Brief: Return all of the data exactly, with nothing left out but the pictures.
####
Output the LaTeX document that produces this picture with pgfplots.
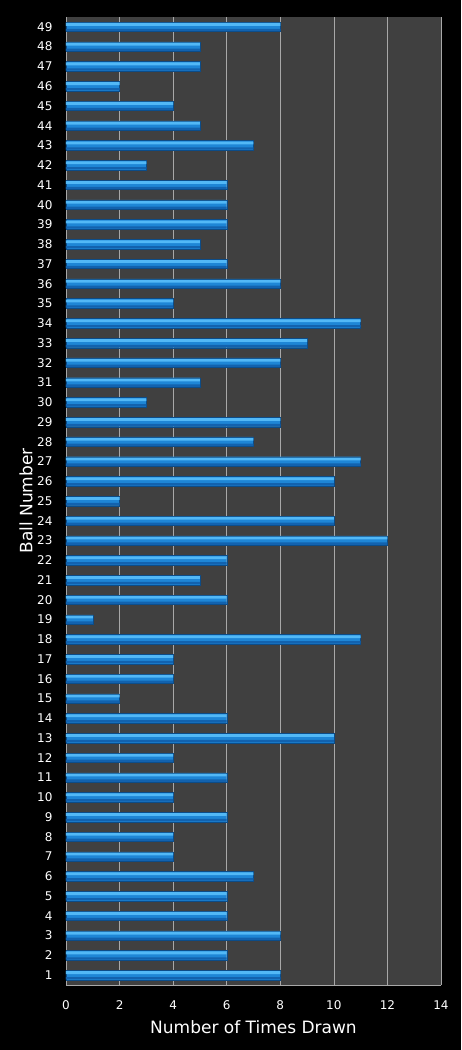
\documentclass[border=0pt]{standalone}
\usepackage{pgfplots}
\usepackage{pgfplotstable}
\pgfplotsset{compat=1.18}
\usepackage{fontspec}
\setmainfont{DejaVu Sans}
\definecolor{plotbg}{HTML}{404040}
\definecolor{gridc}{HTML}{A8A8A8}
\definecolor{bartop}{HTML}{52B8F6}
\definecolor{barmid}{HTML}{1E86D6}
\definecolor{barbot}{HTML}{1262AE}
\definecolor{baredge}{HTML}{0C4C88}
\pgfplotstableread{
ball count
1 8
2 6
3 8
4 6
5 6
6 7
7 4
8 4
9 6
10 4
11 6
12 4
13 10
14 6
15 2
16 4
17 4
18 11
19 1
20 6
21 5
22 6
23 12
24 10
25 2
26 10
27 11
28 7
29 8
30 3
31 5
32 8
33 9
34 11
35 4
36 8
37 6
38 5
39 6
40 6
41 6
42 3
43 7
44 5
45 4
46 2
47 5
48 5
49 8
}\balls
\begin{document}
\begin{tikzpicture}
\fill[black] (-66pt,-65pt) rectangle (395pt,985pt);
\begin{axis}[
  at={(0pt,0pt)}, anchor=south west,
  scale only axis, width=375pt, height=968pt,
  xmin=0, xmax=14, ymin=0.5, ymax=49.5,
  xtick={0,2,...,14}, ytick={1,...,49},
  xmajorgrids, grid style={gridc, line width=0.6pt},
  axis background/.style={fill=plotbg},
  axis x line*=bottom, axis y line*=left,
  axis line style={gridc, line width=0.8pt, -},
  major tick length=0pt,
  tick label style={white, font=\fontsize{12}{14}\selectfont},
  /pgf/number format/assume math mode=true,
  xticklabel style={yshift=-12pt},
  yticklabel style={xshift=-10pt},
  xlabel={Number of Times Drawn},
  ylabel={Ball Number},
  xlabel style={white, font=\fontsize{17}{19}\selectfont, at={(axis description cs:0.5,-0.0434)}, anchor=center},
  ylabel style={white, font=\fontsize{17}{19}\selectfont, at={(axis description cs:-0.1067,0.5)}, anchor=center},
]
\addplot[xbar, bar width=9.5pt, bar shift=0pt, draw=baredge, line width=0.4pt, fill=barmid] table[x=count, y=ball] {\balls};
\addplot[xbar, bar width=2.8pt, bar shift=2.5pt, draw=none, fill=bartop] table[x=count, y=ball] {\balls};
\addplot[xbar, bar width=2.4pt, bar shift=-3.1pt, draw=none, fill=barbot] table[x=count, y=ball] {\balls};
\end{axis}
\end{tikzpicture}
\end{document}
####
Complete answer:
Output the LaTeX document that produces this picture with pgfplots.
\documentclass[border=0pt]{standalone}
\usepackage{pgfplots}
\usepackage{pgfplotstable}
\pgfplotsset{compat=1.18}
\usepackage{fontspec}
\setmainfont{DejaVu Sans}
\definecolor{plotbg}{HTML}{404040}
\definecolor{gridc}{HTML}{A8A8A8}
\definecolor{bartop}{HTML}{52B8F6}
\definecolor{barmid}{HTML}{1E86D6}
\definecolor{barbot}{HTML}{1262AE}
\definecolor{baredge}{HTML}{0C4C88}
\pgfplotstableread{
ball count
1 8
2 6
3 8
4 6
5 6
6 7
7 4
8 4
9 6
10 4
11 6
12 4
13 10
14 6
15 2
16 4
17 4
18 11
19 1
20 6
21 5
22 6
23 12
24 10
25 2
26 10
27 11
28 7
29 8
30 3
31 5
32 8
33 9
34 11
35 4
36 8
37 6
38 5
39 6
40 6
41 6
42 3
43 7
44 5
45 4
46 2
47 5
48 5
49 8
}\balls
\begin{document}
\begin{tikzpicture}
\fill[black] (-66pt,-65pt) rectangle (395pt,985pt);
\begin{axis}[
  at={(0pt,0pt)}, anchor=south west,
  scale only axis, width=375pt, height=968pt,
  xmin=0, xmax=14, ymin=0.5, ymax=49.5,
  xtick={0,2,...,14}, ytick={1,...,49},
  xmajorgrids, grid style={gridc, line width=0.6pt},
  axis background/.style={fill=plotbg},
  axis x line*=bottom, axis y line*=left,
  axis line style={gridc, line width=0.8pt, -},
  major tick length=0pt,
  tick label style={white, font=\fontsize{12}{14}\selectfont},
  /pgf/number format/assume math mode=true,
  xticklabel style={yshift=-12pt},
  yticklabel style={xshift=-10pt},
  xlabel={Number of Times Drawn},
  ylabel={Ball Number},
  xlabel style={white, font=\fontsize{17}{19}\selectfont, at={(axis description cs:0.5,-0.0434)}, anchor=center},
  ylabel style={white, font=\fontsize{17}{19}\selectfont, at={(axis description cs:-0.1067,0.5)}, anchor=center},
]
\addplot[xbar, bar width=9.5pt, bar shift=0pt, draw=baredge, line width=0.4pt, fill=barmid] table[x=count, y=ball] {\balls};
\addplot[xbar, bar width=2.8pt, bar shift=2.5pt, draw=none, fill=bartop] table[x=count, y=ball] {\balls};
\addplot[xbar, bar width=2.4pt, bar shift=-3.1pt, draw=none, fill=barbot] table[x=count, y=ball] {\balls};
\end{axis}
\end{tikzpicture}
\end{document}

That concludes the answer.